Y aunque es atrevido subrayar temas en el listado, resulta inevitable hacerlo. Los extractos de A ghost is born calan especialmente. En Vámonos (para poder volver). Acordes y discordias con Wilco, etc., Tweedy refiere que mientras se encontraba en el estudio de grabación dándole forma a dicho álbum tenía claro que hasta ahí le alcanzaban las fuerzas; “Pensé que iba a morir. En serio. Cada canción que grabamos se sentía como la última. Cada nota parecía ser la final”, apunta. Y ese ánimo funesto y desesperado alcanza a colarse esta vez en “Handshake drugs” y “Hummingbird”; aunque es en “At least that’s what you said” y “Spiders (kidsmoke)” donde se presenta contundente, a punta de feedbacksy enunciados incisivos. Es en esta pareja que los efectos del abuso del Valium y el Vicodin se manifiestan. En sus tonadas se temen los efectos del mentado cold turkey, los espasmos que acompañan a la rehabilitación; el dolor punzante de la cruda moral y visceral. En ese par se fajan el atasque y la miseria; ahí mero se restriegan, a los ojos de todos, sin pena.
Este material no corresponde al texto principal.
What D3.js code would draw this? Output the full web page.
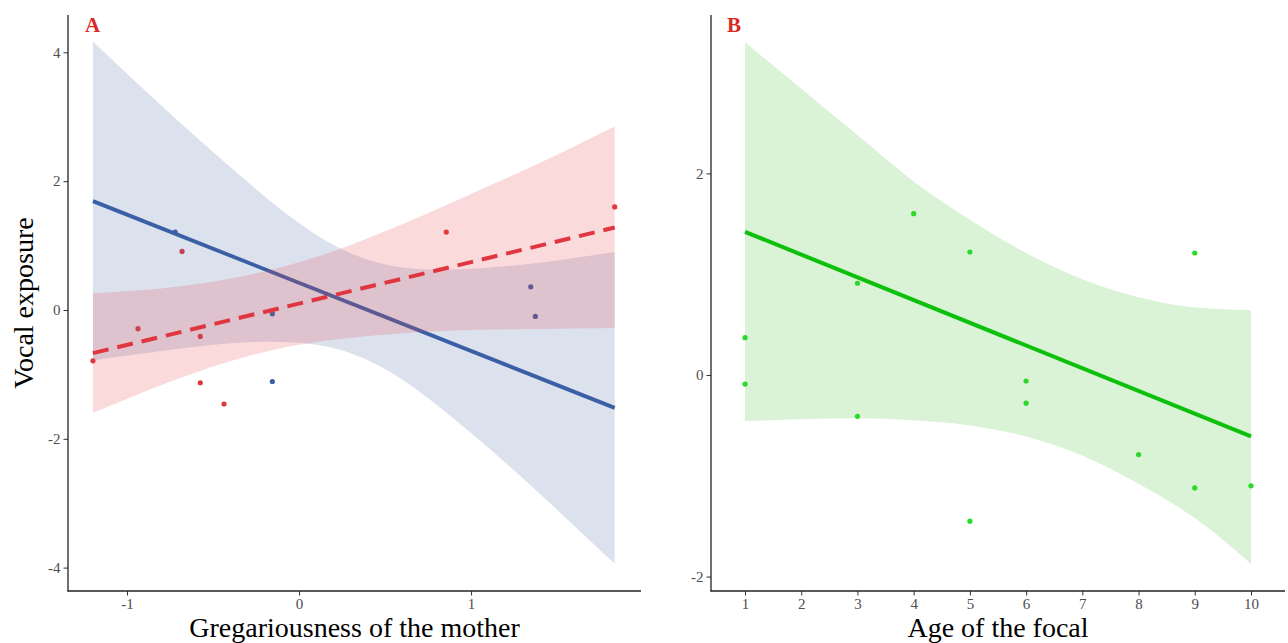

Precisamente durante “Spiders (kidsmoke)” Tweedy nos invita a ayudarlo con las palmas, como si la que interpreta fuese una ronda infantil. Le hacemos caso intuyendo que se acerca la despedida, entendiendo que aunque regresará de los camerinos abrazando a sus colegas ya podemos irnos en paz. Salir para cerciorarnos de que afuera todo sigue igual, desde el comal abollado de los tacos de pastor de la vuelta y los coquetos muebles del Café Trevi aferrándose a vivir, hasta la barra del Tío Pepe plagada de charcos y los trenes subterráneos de la estación Juárez, súpitos, alistándose para ofrecer los últimos viajes.
Las postales del barrio al cual pertenecemos continúan intactas, tal como las dejamos antes de entregar nuestro boleto en la puerta del teatro. Ahí están las instantáneas del rumbo donde los cigarros pegan más y saberse desempleado importa un poco menos. Las calles donde una marquesina anuncia que Wilco, al fin, vino a tocar para nosotros, quienes nos desplegamos repitiendo como un mantra los muchos “nothing” con los que el “Misunderstood” que llevamos dentro, muy a su manera, da las gracias al rock and roll. Las gracias por nada en absoluto.